■ **Requirement**
Leave the pictures out and write out exactly the lines from the top of the entries through the line containing "ax.spines['right'].set_visible(False)".

■ **Task data**
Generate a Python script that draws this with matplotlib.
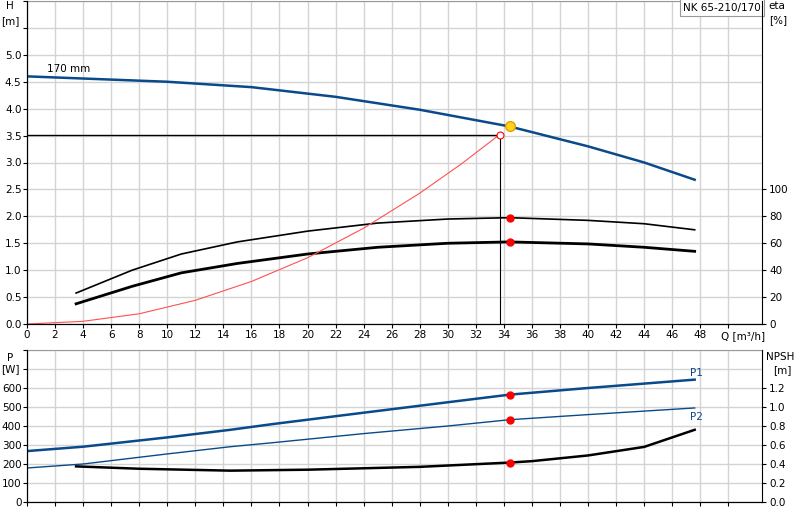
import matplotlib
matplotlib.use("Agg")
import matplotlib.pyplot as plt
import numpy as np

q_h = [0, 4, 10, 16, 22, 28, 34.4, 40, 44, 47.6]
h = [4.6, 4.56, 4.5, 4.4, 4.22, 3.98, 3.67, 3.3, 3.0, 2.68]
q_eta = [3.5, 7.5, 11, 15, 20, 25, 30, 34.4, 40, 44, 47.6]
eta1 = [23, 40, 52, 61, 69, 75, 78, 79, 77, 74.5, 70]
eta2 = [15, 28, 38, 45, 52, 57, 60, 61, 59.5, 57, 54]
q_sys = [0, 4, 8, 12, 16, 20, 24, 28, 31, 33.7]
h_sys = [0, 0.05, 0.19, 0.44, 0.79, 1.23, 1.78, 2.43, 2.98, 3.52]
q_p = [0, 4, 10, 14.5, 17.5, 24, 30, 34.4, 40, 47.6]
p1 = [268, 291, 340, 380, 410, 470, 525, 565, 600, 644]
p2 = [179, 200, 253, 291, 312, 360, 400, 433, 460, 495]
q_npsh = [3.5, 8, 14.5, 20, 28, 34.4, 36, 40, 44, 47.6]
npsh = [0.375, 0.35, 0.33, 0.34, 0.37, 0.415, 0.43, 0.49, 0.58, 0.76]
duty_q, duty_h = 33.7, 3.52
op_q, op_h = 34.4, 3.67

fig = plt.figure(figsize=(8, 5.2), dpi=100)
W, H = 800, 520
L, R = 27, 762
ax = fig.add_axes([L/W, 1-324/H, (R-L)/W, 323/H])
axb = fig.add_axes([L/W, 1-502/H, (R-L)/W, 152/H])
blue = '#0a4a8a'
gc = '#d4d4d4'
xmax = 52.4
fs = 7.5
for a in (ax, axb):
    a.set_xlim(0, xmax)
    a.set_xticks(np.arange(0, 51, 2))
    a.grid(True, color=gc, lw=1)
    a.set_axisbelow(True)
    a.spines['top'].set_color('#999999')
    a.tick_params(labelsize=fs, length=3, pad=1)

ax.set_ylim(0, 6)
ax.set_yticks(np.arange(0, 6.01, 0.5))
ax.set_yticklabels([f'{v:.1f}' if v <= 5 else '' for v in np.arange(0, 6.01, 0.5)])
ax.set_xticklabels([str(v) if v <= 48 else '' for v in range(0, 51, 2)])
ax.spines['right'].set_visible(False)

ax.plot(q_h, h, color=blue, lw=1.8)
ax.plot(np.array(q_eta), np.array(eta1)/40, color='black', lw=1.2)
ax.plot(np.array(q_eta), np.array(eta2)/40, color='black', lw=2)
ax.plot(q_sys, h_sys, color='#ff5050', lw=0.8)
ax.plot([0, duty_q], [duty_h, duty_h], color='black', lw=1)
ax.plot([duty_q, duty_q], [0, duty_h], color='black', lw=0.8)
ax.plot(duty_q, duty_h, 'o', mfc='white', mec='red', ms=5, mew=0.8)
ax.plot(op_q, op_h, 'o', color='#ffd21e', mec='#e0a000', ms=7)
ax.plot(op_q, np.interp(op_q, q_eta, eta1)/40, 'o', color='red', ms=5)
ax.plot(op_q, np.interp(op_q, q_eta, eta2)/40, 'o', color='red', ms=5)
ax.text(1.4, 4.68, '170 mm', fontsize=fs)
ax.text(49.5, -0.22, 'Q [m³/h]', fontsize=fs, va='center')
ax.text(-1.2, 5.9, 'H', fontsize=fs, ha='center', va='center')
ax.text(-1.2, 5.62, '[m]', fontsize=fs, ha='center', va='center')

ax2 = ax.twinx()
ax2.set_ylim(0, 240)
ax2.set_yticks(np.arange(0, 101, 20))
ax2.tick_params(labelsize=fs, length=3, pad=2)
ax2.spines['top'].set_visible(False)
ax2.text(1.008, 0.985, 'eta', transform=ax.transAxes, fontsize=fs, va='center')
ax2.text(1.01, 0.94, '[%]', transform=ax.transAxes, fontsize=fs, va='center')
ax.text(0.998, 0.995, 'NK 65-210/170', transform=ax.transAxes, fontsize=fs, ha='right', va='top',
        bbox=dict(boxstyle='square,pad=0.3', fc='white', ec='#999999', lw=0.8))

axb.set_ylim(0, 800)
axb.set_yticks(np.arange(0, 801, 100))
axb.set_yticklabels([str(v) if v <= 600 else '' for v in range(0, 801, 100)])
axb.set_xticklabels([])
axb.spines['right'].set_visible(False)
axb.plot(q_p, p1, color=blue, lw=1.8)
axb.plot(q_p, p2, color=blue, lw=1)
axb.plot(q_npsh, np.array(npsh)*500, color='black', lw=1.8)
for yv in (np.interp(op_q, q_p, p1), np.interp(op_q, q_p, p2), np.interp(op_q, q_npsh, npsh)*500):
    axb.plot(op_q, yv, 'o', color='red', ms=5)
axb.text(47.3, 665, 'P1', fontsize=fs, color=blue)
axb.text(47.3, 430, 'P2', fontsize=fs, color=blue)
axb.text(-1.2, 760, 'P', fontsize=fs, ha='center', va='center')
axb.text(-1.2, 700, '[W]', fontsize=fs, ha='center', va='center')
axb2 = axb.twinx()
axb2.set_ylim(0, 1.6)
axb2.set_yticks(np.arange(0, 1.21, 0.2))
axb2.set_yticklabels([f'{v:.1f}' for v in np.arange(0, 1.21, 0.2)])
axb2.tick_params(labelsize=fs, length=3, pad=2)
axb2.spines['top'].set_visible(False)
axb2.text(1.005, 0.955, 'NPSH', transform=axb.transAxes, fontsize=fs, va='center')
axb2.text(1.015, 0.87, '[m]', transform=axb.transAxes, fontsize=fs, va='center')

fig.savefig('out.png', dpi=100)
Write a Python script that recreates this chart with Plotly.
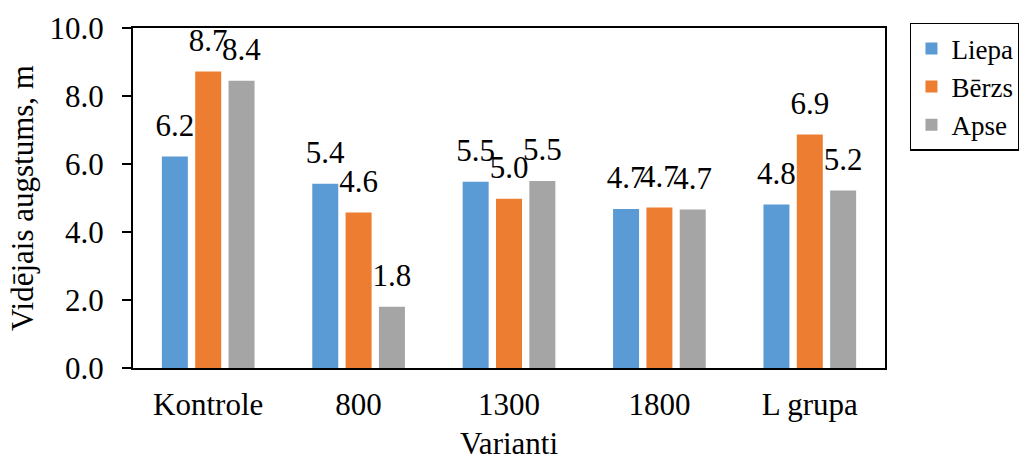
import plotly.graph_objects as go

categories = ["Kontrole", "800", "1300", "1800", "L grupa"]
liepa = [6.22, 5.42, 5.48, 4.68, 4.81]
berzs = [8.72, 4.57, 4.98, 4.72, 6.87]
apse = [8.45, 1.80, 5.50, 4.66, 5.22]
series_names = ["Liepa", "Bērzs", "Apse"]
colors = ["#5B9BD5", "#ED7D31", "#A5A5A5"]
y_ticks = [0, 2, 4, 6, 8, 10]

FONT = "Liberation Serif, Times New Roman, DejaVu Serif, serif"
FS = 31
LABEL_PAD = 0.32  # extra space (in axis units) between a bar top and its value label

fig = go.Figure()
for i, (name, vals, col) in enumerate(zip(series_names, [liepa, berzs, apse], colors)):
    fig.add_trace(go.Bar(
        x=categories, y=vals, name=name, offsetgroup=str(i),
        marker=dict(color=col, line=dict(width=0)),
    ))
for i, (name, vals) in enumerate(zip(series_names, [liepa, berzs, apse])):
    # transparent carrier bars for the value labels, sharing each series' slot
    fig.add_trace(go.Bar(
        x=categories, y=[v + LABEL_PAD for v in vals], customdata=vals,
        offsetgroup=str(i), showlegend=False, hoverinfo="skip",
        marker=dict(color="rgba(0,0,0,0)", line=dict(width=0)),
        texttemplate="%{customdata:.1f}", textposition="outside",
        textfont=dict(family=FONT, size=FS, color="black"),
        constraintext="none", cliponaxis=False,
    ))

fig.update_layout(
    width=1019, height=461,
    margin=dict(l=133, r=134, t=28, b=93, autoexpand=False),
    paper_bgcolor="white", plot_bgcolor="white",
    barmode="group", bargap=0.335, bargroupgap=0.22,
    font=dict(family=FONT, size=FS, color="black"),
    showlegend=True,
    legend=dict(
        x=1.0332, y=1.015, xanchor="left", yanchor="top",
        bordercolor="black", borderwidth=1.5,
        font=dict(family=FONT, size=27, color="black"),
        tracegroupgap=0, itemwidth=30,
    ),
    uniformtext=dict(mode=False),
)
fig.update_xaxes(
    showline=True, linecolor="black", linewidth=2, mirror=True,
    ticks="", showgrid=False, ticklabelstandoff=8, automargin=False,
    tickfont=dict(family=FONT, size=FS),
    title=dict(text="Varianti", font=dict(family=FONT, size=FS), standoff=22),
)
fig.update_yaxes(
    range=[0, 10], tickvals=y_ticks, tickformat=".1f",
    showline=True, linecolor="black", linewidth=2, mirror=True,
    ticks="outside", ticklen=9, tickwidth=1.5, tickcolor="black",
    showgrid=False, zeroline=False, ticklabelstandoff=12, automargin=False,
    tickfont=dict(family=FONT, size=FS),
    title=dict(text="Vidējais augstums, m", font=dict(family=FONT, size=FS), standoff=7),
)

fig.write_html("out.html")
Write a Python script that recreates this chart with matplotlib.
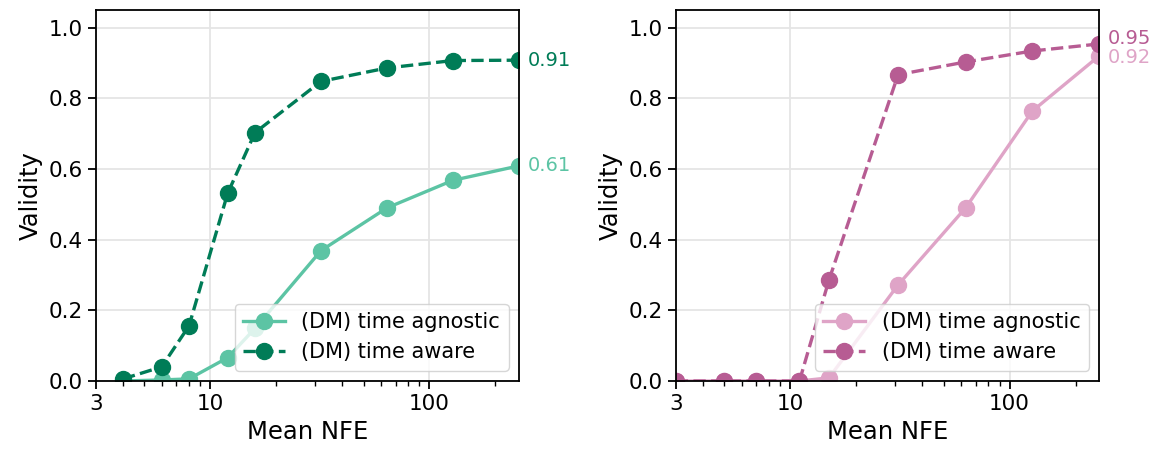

■ **Result for this exercise**
Generate a Python script that draws this with matplotlib.
import matplotlib
matplotlib.use("Agg")
import matplotlib.pyplot as plt
import numpy as np

q_h = [0, 4, 10, 16, 22, 28, 34.4, 40, 44, 47.6]
h = [4.6, 4.56, 4.5, 4.4, 4.22, 3.98, 3.67, 3.3, 3.0, 2.68]
q_eta = [3.5, 7.5, 11, 15, 20, 25, 30, 34.4, 40, 44, 47.6]
eta1 = [23, 40, 52, 61, 69, 75, 78, 79, 77, 74.5, 70]
eta2 = [15, 28, 38, 45, 52, 57, 60, 61, 59.5, 57, 54]
q_sys = [0, 4, 8, 12, 16, 20, 24, 28, 31, 33.7]
h_sys = [0, 0.05, 0.19, 0.44, 0.79, 1.23, 1.78, 2.43, 2.98, 3.52]
q_p = [0, 4, 10, 14.5, 17.5, 24, 30, 34.4, 40, 47.6]
p1 = [268, 291, 340, 380, 410, 470, 525, 565, 600, 644]
p2 = [179, 200, 253, 291, 312, 360, 400, 433, 460, 495]
q_npsh = [3.5, 8, 14.5, 20, 28, 34.4, 36, 40, 44, 47.6]
npsh = [0.375, 0.35, 0.33, 0.34, 0.37, 0.415, 0.43, 0.49, 0.58, 0.76]
duty_q, duty_h = 33.7, 3.52
op_q, op_h = 34.4, 3.67

fig = plt.figure(figsize=(8, 5.2), dpi=100)
W, H = 800, 520
L, R = 27, 762
ax = fig.add_axes([L/W, 1-324/H, (R-L)/W, 323/H])
axb = fig.add_axes([L/W, 1-502/H, (R-L)/W, 152/H])
blue = '#0a4a8a'
gc = '#d4d4d4'
xmax = 52.4
fs = 7.5
for a in (ax, axb):
    a.set_xlim(0, xmax)
    a.set_xticks(np.arange(0, 51, 2))
    a.grid(True, color=gc, lw=1)
    a.set_axisbelow(True)
    a.spines['top'].set_color('#999999')
    a.tick_params(labelsize=fs, length=3, pad=1)

ax.set_ylim(0, 6)
ax.set_yticks(np.arange(0, 6.01, 0.5))
ax.set_yticklabels([f'{v:.1f}' if v <= 5 else '' for v in np.arange(0, 6.01, 0.5)])
ax.set_xticklabels([str(v) if v <= 48 else '' for v in range(0, 51, 2)])
ax.spines['right'].set_visible(False)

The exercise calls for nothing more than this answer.